Some months back I heard Crosby, Stills, and Nash’s “Southern Cross” on the radio. I had not heard it before, and it caught my fancy. The first two verses go: “Got out of town on a boat goin’ to Southern islands
Sailing a reach before a followin’ sea
She was makin’ for the trades on the outside
And the downhill run to Papeete
Off the wind on this heading lie the Marquesas
We got eighty feet of the waterline nicely making way
In a noisy bar in Avalon I tried to call you
But on a midnight watch I realized why twice you ran away.”
I’m not really thrilled with the main bulk of the song, aside from the tune, but the opening reminded me of so many of the songs I grew up with. And when I found a recording on Ewe-Tube, the next song it cued up was the Eagles’ “Seven Bridges Road.”
“There are stars/ In the Southern sky
Southward as you go
There is moonlight/ And moss in the trees
Down the Seven Bridges Road”
I love the close a capella harmony in the opening and closing, and I love the opening words.
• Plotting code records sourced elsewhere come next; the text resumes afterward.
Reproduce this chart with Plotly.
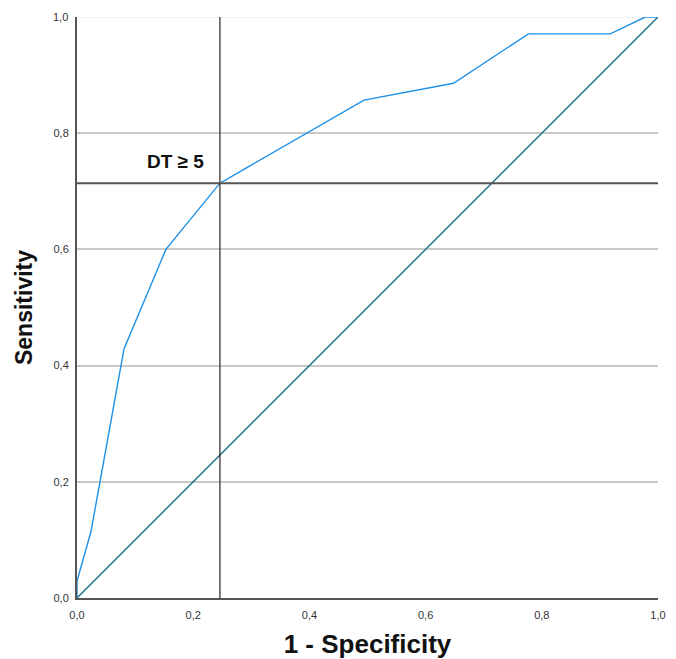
import plotly.graph_objects as go

fpr = [0.0, 0.0, 0.024, 0.081, 0.153, 0.246, 0.494, 0.648, 0.777, 0.918, 0.978, 1.0]
tpr = [0.0, 0.029, 0.114, 0.429, 0.600, 0.714, 0.857, 0.886, 0.971, 0.971, 1.0, 1.0]
diag = [0.0, 1.0]
cut_x = 0.246
cut_y = 0.714
tick_vals = [0.0, 0.2, 0.4, 0.6, 0.8, 1.0]
tick_text = ["0,0", "0,2", "0,4", "0,6", "0,8", "1,0"]
label = "DT ≥ 5"

fig = go.Figure()
fig.add_trace(go.Scatter(x=diag, y=diag, mode="lines",
                         line=dict(color="#1c6e78", width=1.4), showlegend=False))
fig.add_trace(go.Scatter(x=fpr, y=tpr, mode="lines",
                         line=dict(color="#1e90e6", width=1.4), showlegend=False))

fig.add_shape(type="line", xref="x", yref="y", x0=cut_x, x1=cut_x, y0=0, y1=1,
              line=dict(color="#333333", width=1.3), layer="above")
fig.add_shape(type="line", xref="x", yref="y", x0=0, x1=1, y0=cut_y, y1=cut_y,
              line=dict(color="#555555", width=2), layer="above")
fig.add_shape(type="line", xref="x", yref="y", x0=0, x1=1, y0=1, y1=1,
              line=dict(color="#e8e8e8", width=1.2), layer="below")

fig.add_annotation(x=0.222, y=0.752, xref="x", yref="y", text="<b>" + label + "</b>",
                   showarrow=False, xanchor="right", yanchor="middle",
                   font=dict(size=19, color="#111111", family="Liberation Sans, Arial"))

fig.update_layout(
    width=668, height=651,
    margin=dict(l=69, r=18, t=9, b=61, autoexpand=False),
    paper_bgcolor="white", plot_bgcolor="white",
    separators=",.",
    font=dict(family="Liberation Sans, Arial", color="#222222"),
    xaxis=dict(range=[0, 1], tickvals=tick_vals, ticktext=tick_text, automargin=False,
               showgrid=False, zeroline=False, showline=True, linecolor="#555555",
               linewidth=2, ticks="", ticklabelstandoff=6,
               tickfont=dict(size=11, color="#333333"),
               title=dict(text="<b>1 - Specificity</b>", font=dict(size=26, color="#111111"),
                          standoff=17)),
    yaxis=dict(range=[0, 1], tickvals=tick_vals[:-1], ticktext=tick_text[:-1], automargin=False,
               showgrid=True, gridcolor="#c8c8c8", gridwidth=1.5,
               zeroline=False, showline=True, linecolor="#555555",
               linewidth=2, ticks="", ticklabelstandoff=4,
               tickfont=dict(size=11, color="#333333"),
               title=dict(text="<b>Sensitivity</b>", font=dict(size=23, color="#111111"),
                          standoff=14)),
)
fig.add_annotation(x=0, y=1, xref="paper", yref="y", text="1,0", showarrow=False,
                   xanchor="right", yanchor="middle", xshift=-7,
                   font=dict(size=11, color="#333333"))
fig.write_html("out.html")
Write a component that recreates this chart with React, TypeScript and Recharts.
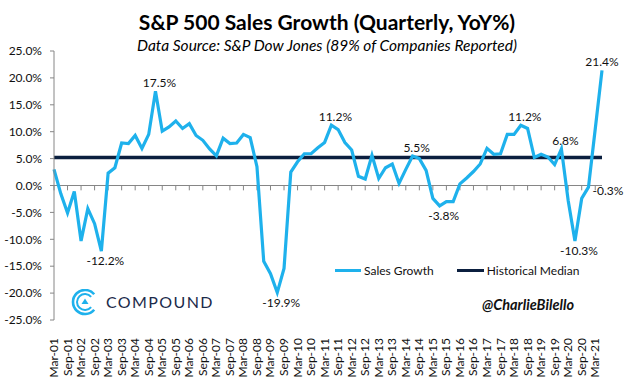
import { LineChart, Line, XAxis, YAxis, ReferenceLine, Legend, LabelList } from 'recharts'

const months = ['Mar', 'Jun', 'Sep', 'Dec']
const years = ['01', '02', '03', '04', '05', '06', '07', '08', '09', '10', '11', '12', '13', '14', '15', '16', '17', '18', '19', '20', '21']
// Mar-01 .. Jun-21
const quarters = years.flatMap((y) => months.map((m) => `${m}-${y}`)).slice(0, 82)

const salesGrowth = [
  3.0, -1.5, -5.1, -1.1, -10.3, -4.3, -7.1, -12.2, 2.3, 3.3,
  7.9, 7.8, 9.3, 6.9, 9.5, 17.5, 10.1, 10.9, 12.0, 10.6,
  11.5, 9.3, 8.4, 6.8, 5.5, 8.8, 7.8, 7.9, 9.5, 8.9,
  3.5, -14.1, -16.4, -19.9, -15.4, 2.5, 4.4, 5.9, 5.9, 7.0,
  8.0, 11.2, 10.4, 8.0, 6.6, 1.7, 1.2, 5.6, 1.3, 3.3,
  4.0, 0.4, 3.0, 5.5, 5.0, 2.8, -2.4, -3.8, -3.0, -3.0,
  0.3, 1.4, 2.6, 4.0, 6.9, 5.8, 5.9, 9.5, 9.5, 11.2,
  10.6, 5.2, 5.8, 5.3, 3.9, 6.8, -2.8, -10.3, -2.4, -0.3,
  10.5, 21.4,
]

const historicalMedian = 5.2

const yTicks = [-25, -20, -15, -10, -5, 0, 5, 10, 15, 20, 25]

// which points carry a data label, and where it sits
const labelIdx = [7, 15, 33, 41, 53, 57, 69, 75, 77, 79, 81]
const labelSide = ['below', 'above', 'below', 'above', 'above', 'below', 'above', 'above', 'below', 'right', 'above']

const FONT = "Lato, 'Open Sans', sans-serif"
const SKY = '#1eb1ec'
const NAVY = '#0b1f3f'
const AXIS = '#868686'

const chartData = quarters.map((q, i) => ({
  quarter: q,
  sales: salesGrowth[i],
  median: historicalMedian,
}))

const renderLabel = (props: any) => {
  const { x, y, index, value } = props
  const k = labelIdx.indexOf(index)
  if (k < 0) return null
  const side = labelSide[k]
  let dx = 4
  let dy = -4
  let anchor: 'middle' | 'start' = 'middle'
  if (side === 'below') dy = 14
  if (side === 'right') {
    dx = 4
    dy = 8
    anchor = 'start'
  }
  if (index === 81) dx = 0
  return (
    <text x={x + dx} y={y + dy} textAnchor={anchor} fontSize={12} fill="#111" fontFamily={FONT}>
      {`${Number(value).toFixed(1)}%`}
    </text>
  )
}

const XTick = (props: any) => {
  const { x, y, payload } = props
  return (
    <text
      transform={`translate(${x + 4},${y + 10}) rotate(-90)`}
      textAnchor="end"
      fontSize={12}
      fill="#111"
      fontFamily={FONT}
    >
      {payload.value}
    </text>
  )
}

const LegendContent = () => (
  <div style={{ display: 'flex', alignItems: 'center', fontFamily: FONT, fontSize: 12, color: '#111' }}>
    <span style={{ display: 'inline-block', width: 26, height: 3, background: SKY, marginRight: 3 }} />
    <span style={{ marginRight: 23 }}>Sales Growth</span>
    <span style={{ display: 'inline-block', width: 27, height: 3, background: NAVY, marginRight: 3 }} />
    <span>Historical Median</span>
  </div>
)

function CompoundLogo() {
  const arc = (r: number) => {
    const cx = 15
    const cy = 13
    const a = (40 * Math.PI) / 180
    const x1 = cx + r * Math.cos(a)
    const y1 = cy - r * Math.sin(a)
    const y2 = cy + r * Math.sin(a)
    return `M ${x1} ${y1} A ${r} ${r} 0 1 0 ${x1} ${y2}`
  }
  return (
    <svg width={32} height={28} style={{ position: 'absolute', left: 70, top: 289 }}>
      <path d={arc(12)} fill="none" stroke={SKY} strokeWidth={2.6} />
      <path d={arc(8)} fill="none" stroke={SKY} strokeWidth={2} />
      <path d="M 15 9.5 L 18.5 15 L 11.5 15 Z" fill={SKY} />
    </svg>
  )
}

export default function App() {
  const ticksAtZero = quarters.filter((_, i) => i % 2 === 0)
  return (
    <div style={{ position: 'relative', width: 631, height: 389, background: '#fff', overflow: 'hidden' }}>
      <style>{'body{margin:0}'}</style>
      <LineChart
        width={631}
        height={389}
        data={chartData}
        margin={{ top: 51, right: 29, left: 0, bottom: 0 }}
      >
        <XAxis
          dataKey="quarter"
          interval={1}
          height={69}
          tickLine={false}
          axisLine={false}
          tick={<XTick />}
        />
        <YAxis
          width={54}
          domain={[-25, 25]}
          ticks={yTicks}
          allowDataOverflow
          stroke={AXIS}
          tickSize={4}
          tickMargin={8}
          tick={{ fontSize: 12, fill: '#111', fontFamily: FONT }}
          tickFormatter={(v: number) => `${v.toFixed(1)}%`}
        />
        <ReferenceLine y={0} stroke={AXIS} strokeWidth={1} />
        {ticksAtZero.map((q) => (
          <ReferenceLine
            key={q}
            segment={[
              { x: q, y: 0 },
              { x: q, y: -0.9 },
            ]}
            stroke={AXIS}
            strokeWidth={1}
          />
        ))}
        <Legend
          verticalAlign="middle"
          layout="horizontal"
          content={<LegendContent />}
          wrapperStyle={{ position: 'absolute', left: 335, top: 263, width: 280 }}
        />
        <Line
          type="linear"
          dataKey="median"
          name="Historical Median"
          stroke={NAVY}
          strokeWidth={3.5}
          dot={false}
          activeDot={false}
          isAnimationActive={false}
        />
        <Line
          type="linear"
          dataKey="sales"
          name="Sales Growth"
          stroke={SKY}
          strokeWidth={3.2}
          dot={false}
          activeDot={false}
          isAnimationActive={false}
        >
          <LabelList dataKey="sales" content={renderLabel} />
        </Line>
      </LineChart>

      <div
        style={{
          position: 'absolute',
          left: 22,
          top: 9,
          width: 610,
          textAlign: 'center',
          fontFamily: FONT,
          fontWeight: 700,
          fontSize: 21,
          color: '#000',
        }}
      >
        S&amp;P 500 Sales Growth (Quarterly, YoY%)
      </div>
      <div
        style={{
          position: 'absolute',
          left: 22,
          top: 36,
          width: 610,
          textAlign: 'center',
          fontFamily: FONT,
          fontStyle: 'italic',
          fontSize: 15.5,
          color: '#000',
        }}
      >
        Data Source: S&amp;P Dow Jones (89% of Companies Reported)
      </div>

      <CompoundLogo />
      <div
        style={{
          position: 'absolute',
          left: 106,
          top: 292,
          fontFamily: FONT,
          fontSize: 16,
          letterSpacing: 1.4,
          color: '#1b2a4a',
        }}
      >
        COMPOUND
      </div>
      <div
        style={{
          position: 'absolute',
          left: 482,
          top: 296,
          fontFamily: FONT,
          fontStyle: 'italic',
          fontWeight: 700,
          fontSize: 14.5,
          color: '#111',
        }}
      >
        @CharlieBilello
      </div>
    </div>
  )
}
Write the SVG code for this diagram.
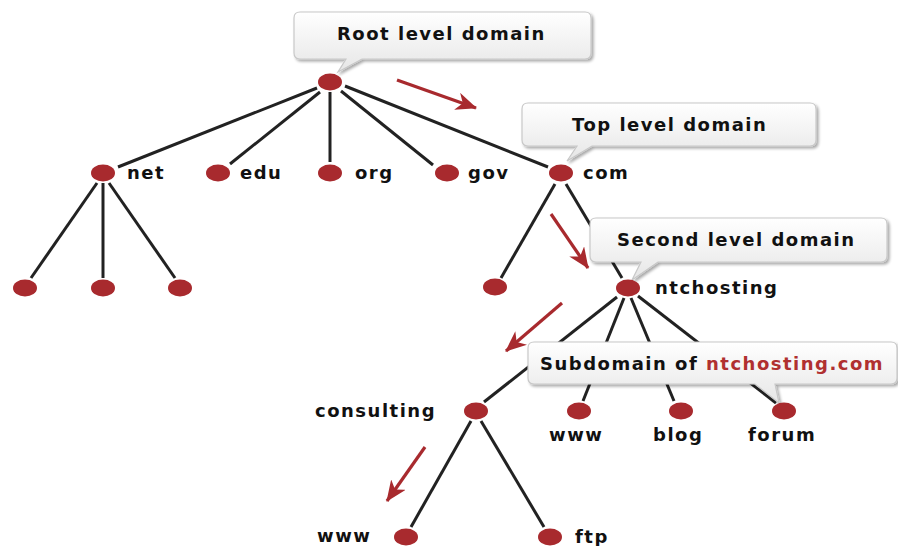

I can see the live oaks and heavy dew of far southern Alabama, Mississippi, or Louisiana in the words.
“Southern Cross” reminded me how many songs of place I listened to, and memorized, growing up. Gordon Lightfoot was always singing about the sea, about railroads crossing the land, and I loved singing along with “Ghosts of Cape Horn” and “Christian Island” and “Canadian Railroad Trilogy.” DadRed grew up salt-water sailing with his brother, and the sea chantys on DadRed’s recordings, and the ballads MomRed sang as lullabies were about the sea and place. “Farewell to Nova Scotia” was one of the first songs I ever performed in public, in Nova Scotia, to friends of the family. I was three and a half, and memorized the whole thing. (I think, at that point, my parents realized they were doomed to have another generation of music in the family.) Later Ian Tyson’s ballads caught my ear. There are other songs of place, ballads, tributes like Alabama’s “Song of the South,” which describes the hard-scrabble 1930s.
Songs of going out, of coming home, of wishing for home, or swearing never to go back. They are work songs, love songs, bitter, bitter ballads like “You’ll Never Leave Harlan Alive” (by Brad Paisley, sung by Patty Loveless) that talks about a family who thought they’d escaped the mountains and hollers, until the Depression sent them back to work as miners on land they’d once owned as a farm. Songs of harvest and happiness.
Last year for a concert I sang “Across the fields,” that perfectly fits late summer, and the long, cold autumn days of the northern Plains. The composer was from Minnesota, and I could hear in his music autumn near Morehead, MN, there on the edge of the prairies. (There is a better recording of this on EweTube, but it is link-locked).
I’m not certain why songs of place stick with me. Maybe it is because I tend to be drawn to landscapes, to the “why” of the land and the people living on it. And perhaps it is no more than nostalgia for what I grew up with.
I get the nostalgia aspect. My family used to have a boat and we’d go out on summer days and crank up the local country music station. There’s still songs that I remember as “boat songs” whenever they come on the radio.
All storytelling works by resonance. Songs and poetry (and ad jingles) work really, really hard on it because they have so much information and emotion they want to convey limited by so few words (helped a lot by instrument, style, voices, etc.) Since “place” has a strong emotional component for you, songs that resonate with “place” will be more attractive for you.
I’ve noticed that most songs that resonate strongly to place, though, are trying to tell a story around it: the made-for-pop country songs that just want to hit a bunch of locations for broad market appeal rarely have any staying power. Southern Cross, Seven Bridges Road, Hotel California, You’ll never Leave Harlan Alive, Strawberry Wine, Walk on the Ocean. Beloved (VNV Nation’s version)… they’re hitting at least on other strong emotional component. Love, loss, nostalgia, horror…
Here’s one that appeals to… restfulness, perhaps? http://www.azlyrics.com/lyrics/gordonlightfoot/christianisland.html
And just to throw one in that isn’t country (country, folk, and southern rock seem to practically have a stranglehold on place songs) and appeals to the opposite of restfulness
Or for another that isn’t rock:
Thanks, I swear I’ve heard that tune before, but not the lyrics. I can’t for the life of me think of the song it reminds of though. Is that redone from a song I am familiar with the tune of, or am I imagining things?